The one caveat is the opening Prologue and parts of Act 1, but this is more due to Wagner's verbose nature of composition, than to this actual performance.
The packaging of these SA-CDs from Melba Recordings features a Jewel Case sized booklet with the SA-CDs inside cardboard pockets within the book. I did not really like the idea of taking my SA-CDs in and out of the sleeves, so I placed them in my own Jewel Cases. The problem with the cardboard sleeves is that there is sometimes a little glue on the discs themselves, which meant I had to wash them. I do understand that putting this package together did cut down on costs. However, my discs came in good condition and cleaning took a little work. The book is also covered in a kind of heavy clear plastic to protect the booklet, which I can appreciate.

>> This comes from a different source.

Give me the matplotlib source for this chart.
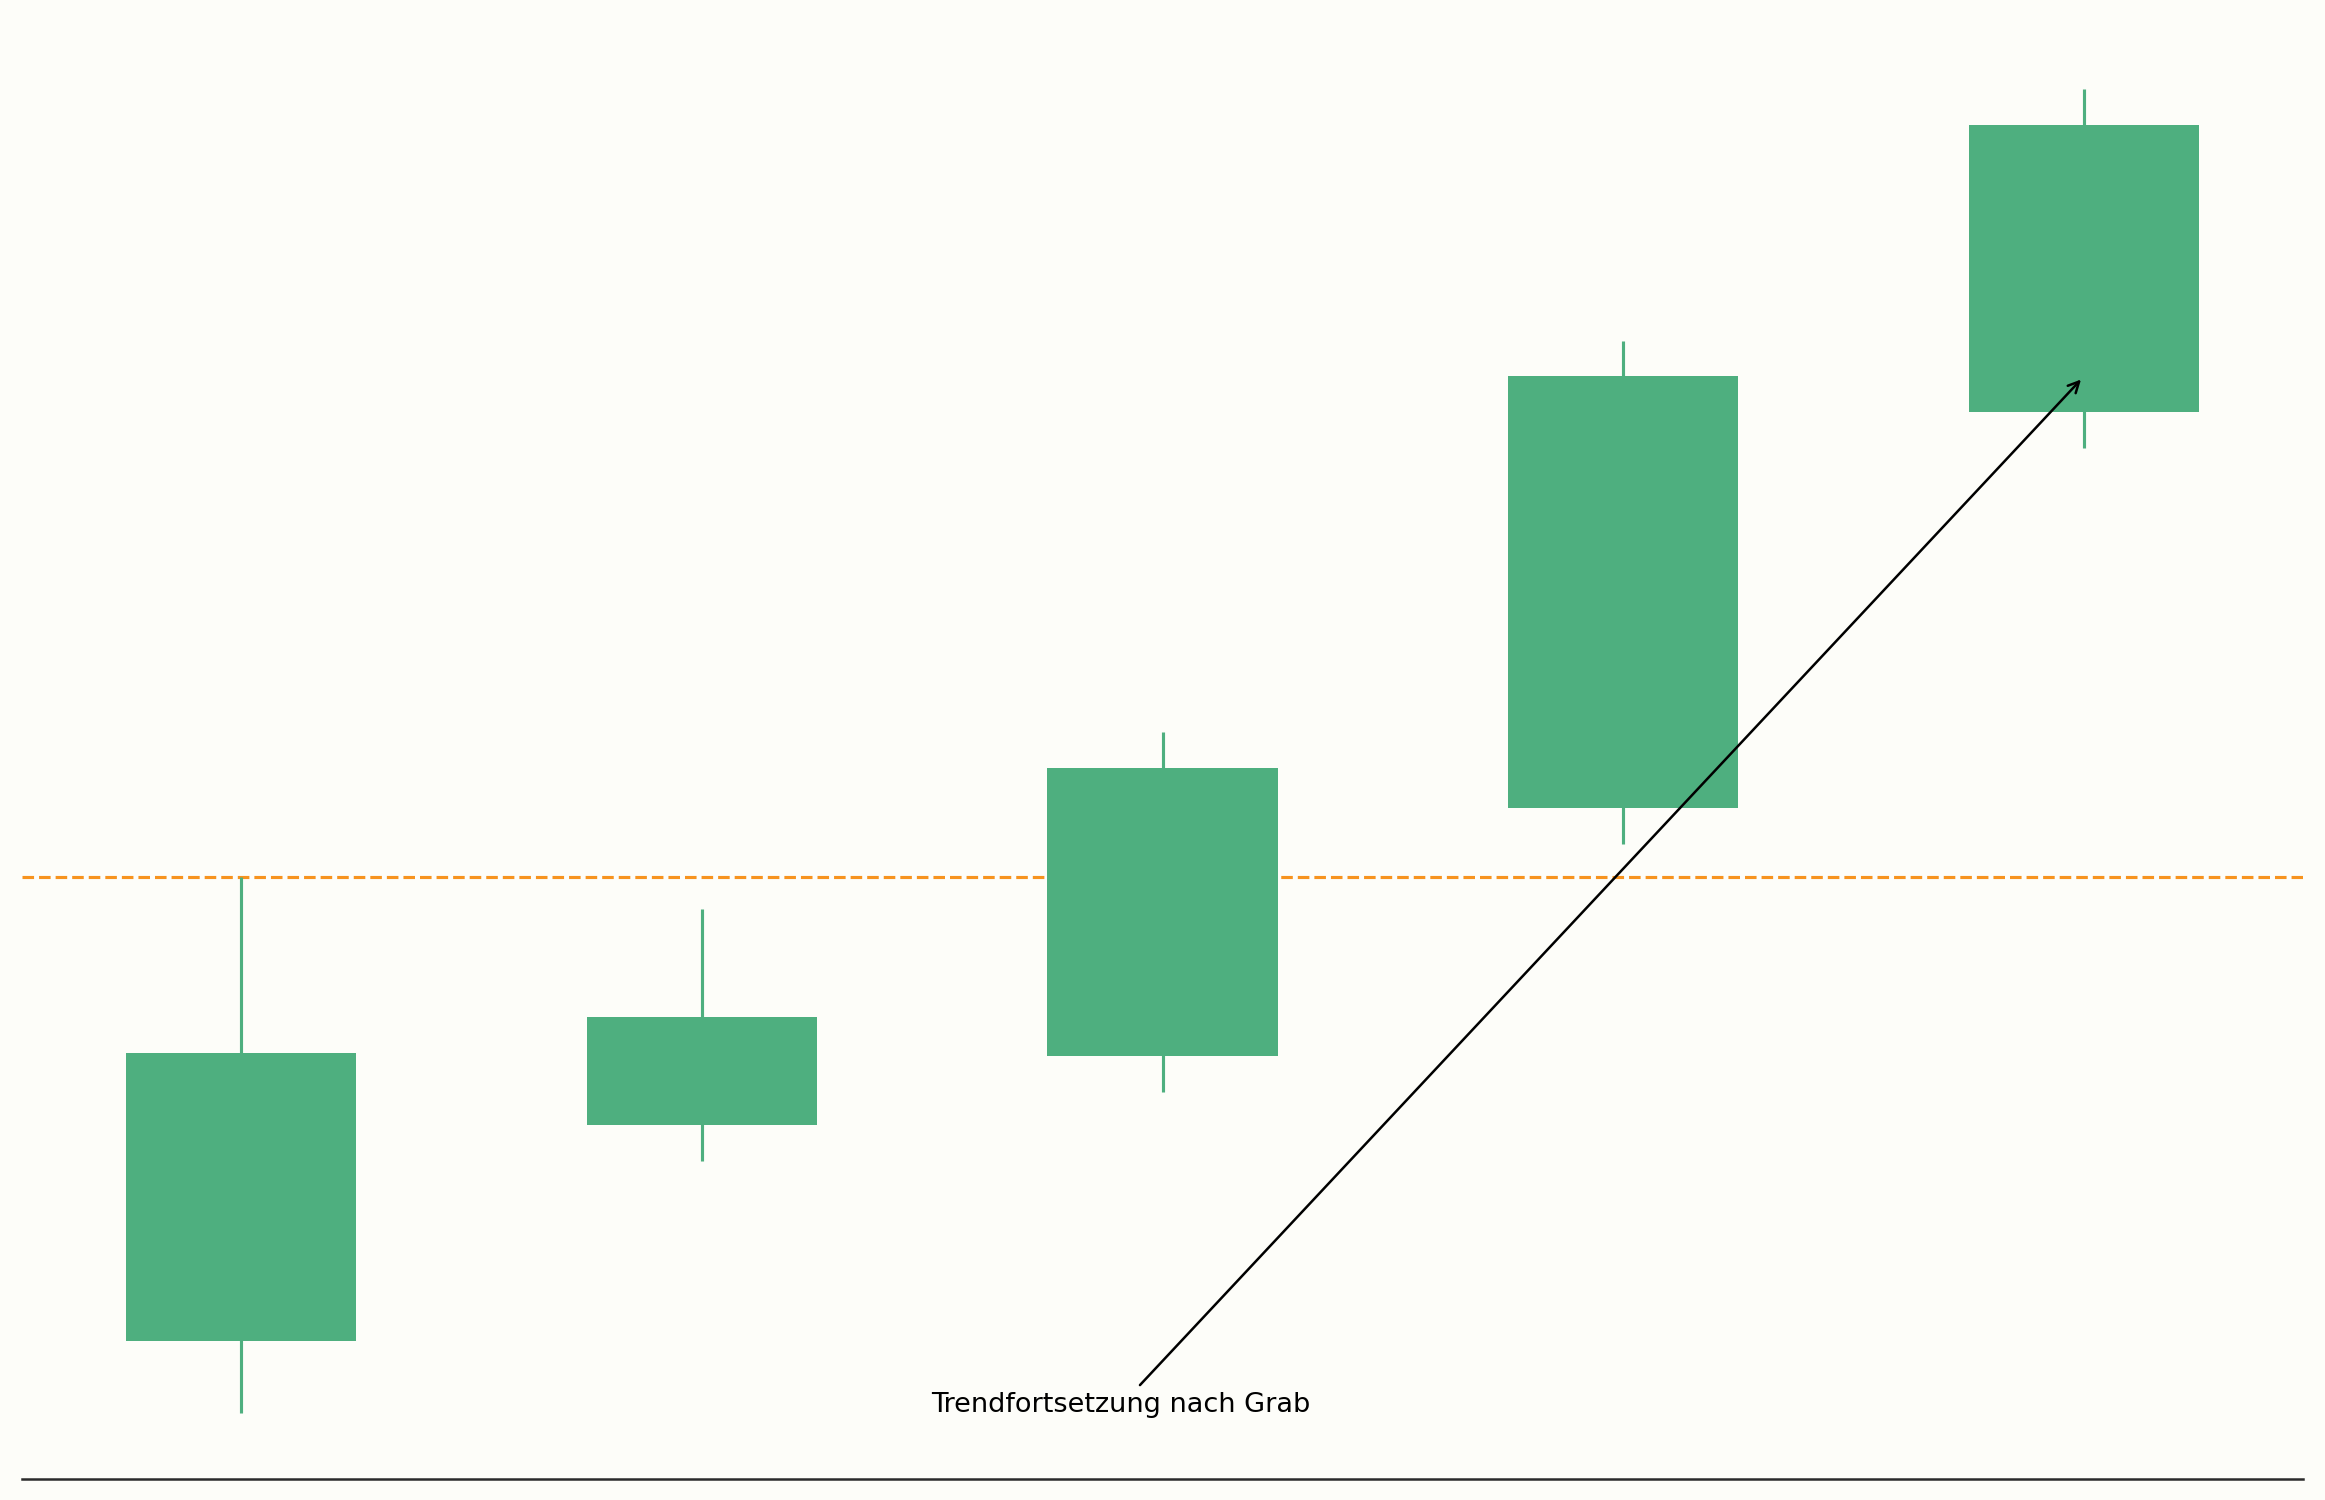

Overall I would have preferred a packaging more closely resembling the Harmonia Mundi operas. Nevertheless, this will not really detract from my final rating of these recordings. The book contains the synopsis, essays, photos, bios on the performers, a complete list of the performers in the Adelaide Symphony, recording information, as well as info on the Melba foundation. The Libretto features only German and English. A french version can be downloaded from the Melba website.
There has never been a definitive recording of the Ring cycle in my opinion, not even Sir Georg Solti's, although for many, his comes the closest. The length, breadth and scope of Wagner's Ring is, by its very nature, open to so many differing points of view as to what constitutes a great performance. Arguments will always cirlcle around this mammoth work that Wagner took 28 years to compose.
With Asher Fisch, The Adelaide Orchestra and the strong casting, this live recording of Wagner's Ring will most likely, in time, earn a place among the very best recordings.
(This review refers to the Multichannel portion of this disc.)